How rebate management software can help
Rebate management software like Phocas provides manufacturers with the tools needed to simplify rebate programs.
These modern rebate management solutions offer comprehensive tools that simplify how manufacturers handle their rebate programs and rules. The automation capabilities of these systems eliminate the tedious manual calculations that often plague rebate management. By automatically processing transactions against rebate agreements in real-time, it reduces human error and ensures timely accurate payouts.
In the case of Phocas Rebates, this software service provider integrates with Phocas’ Business Intelligence capabilities so you can combine sales and purchasing data to build the rules and then bringing the rebate data in for analysis so it is part of financial decision-making. You will have a clear overview of your rebate program performance and can search per project and rule.

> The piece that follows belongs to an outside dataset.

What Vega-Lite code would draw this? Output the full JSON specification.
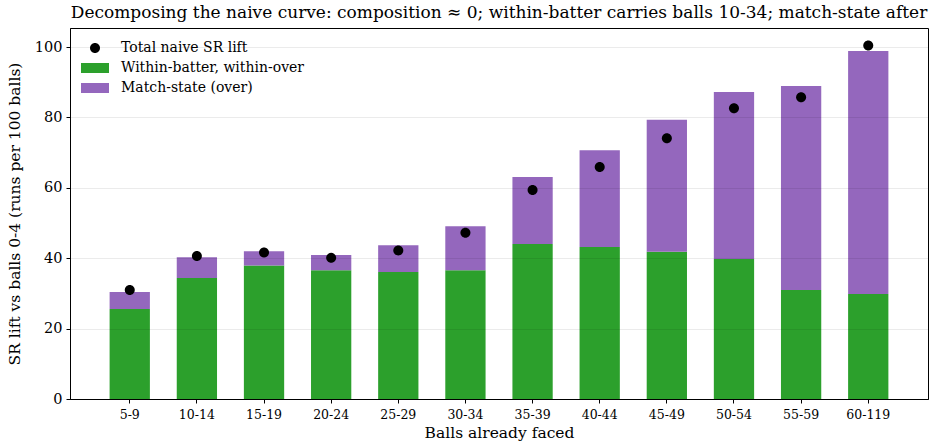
{
  "$schema": "https://vega.github.io/schema/vega-lite/v6.json",
  "width": 858,
  "height": 371,
  "autosize": {"type": "none"},
  "padding": {"left": 70, "top": 28, "right": 8, "bottom": 46},
  "background": "white",
  "title": {
    "text": "Decomposing the naive curve: composition ≈ 0; within-batter carries balls 10-34; match-state after",
    "font": "DejaVu Serif",
    "fontSize": 17,
    "fontWeight": "normal",
    "color": "black",
    "anchor": "middle",
    "offset": 6
  },
  "config": {
    "font": "DejaVu Serif",
    "view": {"stroke": "black", "strokeWidth": 1}
  },
  "datasets": {
    "bars": [
      {"bin": "5-9", "series": "Within-batter, within-over", "k": 1, "value": 25.6},
      {"bin": "5-9", "series": "Match-state (over)", "k": 2, "value": 4.8},
      {"bin": "10-14", "series": "Within-batter, within-over", "k": 1, "value": 34.4},
      {"bin": "10-14", "series": "Match-state (over)", "k": 2, "value": 5.9},
      {"bin": "15-19", "series": "Within-batter, within-over", "k": 1, "value": 37.9},
      {"bin": "15-19", "series": "Match-state (over)", "k": 2, "value": 4.1},
      {"bin": "20-24", "series": "Within-batter, within-over", "k": 1, "value": 36.6},
      {"bin": "20-24", "series": "Match-state (over)", "k": 2, "value": 4.3},
      {"bin": "25-29", "series": "Within-batter, within-over", "k": 1, "value": 36.1},
      {"bin": "25-29", "series": "Match-state (over)", "k": 2, "value": 7.6},
      {"bin": "30-34", "series": "Within-batter, within-over", "k": 1, "value": 36.6},
      {"bin": "30-34", "series": "Match-state (over)", "k": 2, "value": 12.5},
      {"bin": "35-39", "series": "Within-batter, within-over", "k": 1, "value": 44.0},
      {"bin": "35-39", "series": "Match-state (over)", "k": 2, "value": 19.1},
      {"bin": "40-44", "series": "Within-batter, within-over", "k": 1, "value": 43.2},
      {"bin": "40-44", "series": "Match-state (over)", "k": 2, "value": 27.5},
      {"bin": "45-49", "series": "Within-batter, within-over", "k": 1, "value": 41.8},
      {"bin": "45-49", "series": "Match-state (over)", "k": 2, "value": 37.5},
      {"bin": "50-54", "series": "Within-batter, within-over", "k": 1, "value": 39.8},
      {"bin": "50-54", "series": "Match-state (over)", "k": 2, "value": 47.4},
      {"bin": "55-59", "series": "Within-batter, within-over", "k": 1, "value": 31.0},
      {"bin": "55-59", "series": "Match-state (over)", "k": 2, "value": 57.9},
      {"bin": "60-119", "series": "Within-batter, within-over", "k": 1, "value": 29.8},
      {"bin": "60-119", "series": "Match-state (over)", "k": 2, "value": 69.1}
    ],
    "totals": [
      {"bin": "5-9", "series": "Total naive SR lift", "value": 31.0},
      {"bin": "10-14", "series": "Total naive SR lift", "value": 40.6},
      {"bin": "15-19", "series": "Total naive SR lift", "value": 41.6},
      {"bin": "20-24", "series": "Total naive SR lift", "value": 40.1},
      {"bin": "25-29", "series": "Total naive SR lift", "value": 42.2},
      {"bin": "30-34", "series": "Total naive SR lift", "value": 47.2},
      {"bin": "35-39", "series": "Total naive SR lift", "value": 59.4},
      {"bin": "40-44", "series": "Total naive SR lift", "value": 65.9},
      {"bin": "45-49", "series": "Total naive SR lift", "value": 74.1},
      {"bin": "50-54", "series": "Total naive SR lift", "value": 82.6},
      {"bin": "55-59", "series": "Total naive SR lift", "value": 85.7},
      {"bin": "60-119", "series": "Total naive SR lift", "value": 100.4}
    ]
  },
  "encoding": {
    "x": {
      "field": "bin",
      "type": "nominal",
      "sort": null,
      "scale": {"paddingInner": 0.4, "paddingOuter": 0.59},
      "axis": {
        "title": "Balls already faced",
        "titleFont": "DejaVu Serif",
        "titleFontSize": 15.5,
        "titleFontWeight": "normal",
        "titleColor": "black",
        "titlePadding": 5,
        "labelFont": "DejaVu Serif",
        "labelFontSize": 12.5,
        "labelColor": "black",
        "labelAngle": 0,
        "labelPadding": 5,
        "tickColor": "black",
        "tickSize": 4,
        "domainColor": "black",
        "grid": false,
        "bandPosition": 0.5
      }
    },
    "y": {
      "field": "value",
      "type": "quantitative",
      "scale": {"domain": [0, 105.4], "nice": false},
      "axis": {
        "title": "SR lift vs balls 0-4 (runs per 100 balls)",
        "titleFont": "DejaVu Serif",
        "titleFontSize": 15.5,
        "titleFontWeight": "normal",
        "titleColor": "black",
        "titlePadding": 12,
        "labelFont": "DejaVu Serif",
        "labelFontSize": 14.5,
        "labelColor": "black",
        "labelPadding": 4,
        "values": [0, 20, 40, 60, 80, 100],
        "tickColor": "black",
        "tickSize": 4,
        "domainColor": "black",
        "grid": true,
        "gridColor": "#000000",
        "gridOpacity": 0.08,
        "zindex": 1
      }
    },
    "color": {
      "field": "series",
      "type": "nominal",
      "scale": {
        "domain": ["Total naive SR lift", "Within-batter, within-over", "Match-state (over)"],
        "range": ["#000000", "#2ca02c", "#9467bd"]
      },
      "legend": {
        "title": null,
        "orient": "none",
        "legendX": 15,
        "legendY": 10,
        "labelFont": "DejaVu Serif",
        "labelFontSize": 14,
        "labelColor": "black",
        "labelLimit": 400,
        "rowPadding": 3,
        "symbolSize": 400,
        "symbolOpacity": 1,
        "symbolStrokeWidth": 0,
        "labelOffset": 16
      }
    }
  },
  "layer": [
    {
      "data": {"name": "bars"},
      "mark": {"type": "bar", "opacity": 1},
      "encoding": {
        "y": {"field": "value", "type": "quantitative", "stack": "zero"},
        "order": {"field": "k", "type": "quantitative", "sort": "ascending"}
      }
    },
    {
      "data": {"name": "totals"},
      "mark": {"type": "point", "filled": true, "opacity": 1, "size": 400},
      "encoding": {
        "shape": {
          "field": "series",
          "type": "nominal",
          "scale": {
            "domain": ["Total naive SR lift", "Within-batter, within-over", "Match-state (over)"],
            "range": ["M0.5,0A0.5,0.5 0 1,1 -0.5,0A0.5,0.5 0 1,1 0.5,0Z", "M-1.4,-0.5H1.4V0.5H-1.4Z", "M-1.4,-0.5H1.4V0.5H-1.4Z"]
          },
          "legend": {
            "title": null,
            "orient": "none",
            "legendX": 15,
            "legendY": 10,
            "labelFont": "DejaVu Serif",
            "labelFontSize": 14,
            "labelColor": "black",
            "labelLimit": 400,
            "rowPadding": 3,
            "symbolSize": 400,
            "symbolOpacity": 1,
            "symbolStrokeWidth": 0,
            "labelOffset": 16
          }
        }
      }
    }
  ]
}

Centralized dashboards offer functionality and insight into all rebate programs so greater visibility is achieved.
By implementing dedicated rebate management software, manufacturers can transform their rebate programs from complex administrative burdens into strategic tools for growth. The right solution not only addresses current challenges but also provides the foundation for more sophisticated rebate strategies that drive mutual benefit for all parties involved. Manufacturers and distributors alike can access up-to-date rebate data so everyone can do a rebate check.
By offering tailored support for multiple rebate types and providing clear insights into each program’s performance, Phocas Rebates empowers manufacturers to unlock hidden revenue, reduce complexity, and build stronger distributor partnerships.
Rebates can be a strategic lever that, when effectively managed, can enhance profit margins and deepen business relationships. Phocas Rebates helps manufacturers transform rebate programs into accessible, high-value assets. With powerful automation and insights, Phocas gives manufacturers the visibility they need to unlock hidden profits and turn their rebate programs into a reliable source of competitive advantage.